Goal:
Retype word for word the first line of the listing and each line after it up to the line with "plt.rcParams['font.family'] = ['Liberation", with the pictures taken out.
═════ Data section
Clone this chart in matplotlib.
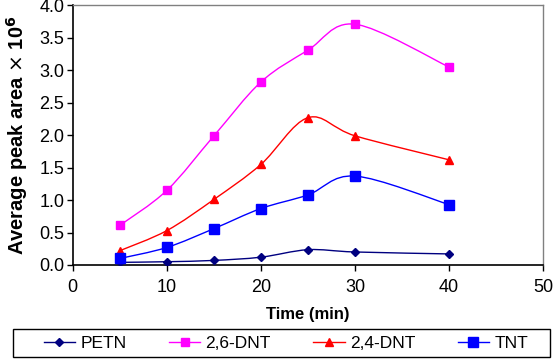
import numpy as np
import matplotlib.pyplot as plt
from matplotlib.path import Path
from matplotlib.patches import PathPatch, Rectangle
from matplotlib.lines import Line2D

plt.rcParams['font.family'] = ['Liberation Sans', 'DejaVu Sans']

time = [5, 10, 15, 20, 25, 30, 40]
petn = [0.04, 0.05, 0.07, 0.12, 0.235, 0.20, 0.17]
dnt26 = [0.61, 1.15, 1.99, 2.82, 3.31, 3.71, 3.05]
dnt24 = [0.22, 0.53, 1.01, 1.55, 2.27, 1.99, 1.62]
tnt = [0.10, 0.27, 0.56, 0.87, 1.08, 1.37, 0.93]

series = [
    ('PETN', petn, '#000080', 'D', 4.5),
    ('2,6-DNT', dnt26, '#FF00FF', 's', 5.5),
    ('2,4-DNT', dnt24, '#FF0000', '^', 6),
    ('TNT', tnt, '#0000FF', 's', 7),
]


def smooth_path(x, y):
    # Excel-style smoothed line: cubic Bezier through the points
    pts = np.column_stack([x, y]).astype(float)
    n = len(pts)
    verts = [pts[0]]
    codes = [Path.MOVETO]
    for i in range(n - 1):
        p0 = pts[i - 1] if i > 0 else pts[i]
        p1, p2 = pts[i], pts[i + 1]
        p3 = pts[i + 2] if i + 2 < n else pts[i + 1]
        verts += [p1 + (p2 - p0) / 6, p2 - (p3 - p1) / 6, p2]
        codes += [Path.CURVE4] * 3
    return Path(verts, codes)


fig = plt.figure(figsize=(5.6, 3.6), dpi=100)
ax = fig.add_axes([0.130, 0.264, 0.840, 0.721])

handles = []
for name, vals, col, mk, ms in series:
    ax.add_patch(PathPatch(smooth_path(time, vals), facecolor='none',
                           edgecolor=col, lw=1.0, zorder=2))
    ax.plot(time, vals, ls='none', marker=mk, color=col, ms=ms, zorder=3)
    handles.append(Line2D([], [], color=col, lw=1.0, marker=mk, ms=ms))

ax.set_xlim(0, 50)
ax.set_ylim(0, 4.0)
ax.set_xticks(range(0, 51, 10))
ax.set_yticks(np.arange(0, 4.01, 0.5))
ax.set_yticklabels([f'{v:.1f}' for v in np.arange(0, 4.01, 0.5)])
ax.tick_params(labelsize=13, direction='out', length=4, width=1, pad=2)
ax.tick_params(axis='x', pad=6)
for s in ['left', 'bottom']:
    ax.spines[s].set_color('black')
    ax.spines[s].set_linewidth(1.2)
for s in ['top', 'right']:
    ax.spines[s].set_color('#808080')
    ax.spines[s].set_linewidth(1.0)

ax.set_xlabel('Time (min)', fontsize=12, fontweight='bold', labelpad=8)
ax.set_ylabel(r'Average peak area $\times$ 10$^{\mathbf{6}}$', fontsize=14.5,
              fontweight='bold', labelpad=7)

# legend box drawn separately, entries inset like the original
fig.patches.append(Rectangle((0.0232, 0.0083), 0.959, 0.0778,
                             transform=fig.transFigure, facecolor='white',
                             edgecolor='black', lw=1.0, zorder=0))
leg = fig.legend(handles, [s[0] for s in series], ncol=4, loc='center left',
                 bbox_to_anchor=(0.078, 0.017, 0.865, 0.06), mode='expand',
                 fontsize=12.5, frameon=False, handlelength=1.8,
                 borderaxespad=0, borderpad=0, handletextpad=0.3)

fig.savefig('out.png', dpi=100)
══════════
Final answer:
Clone this chart in matplotlib.
import numpy as np
import matplotlib.pyplot as plt
from matplotlib.path import Path
from matplotlib.patches import PathPatch, Rectangle
from matplotlib.lines import Line2D

plt.rcParams['font.family'] = ['Liberation Sans', 'DejaVu Sans']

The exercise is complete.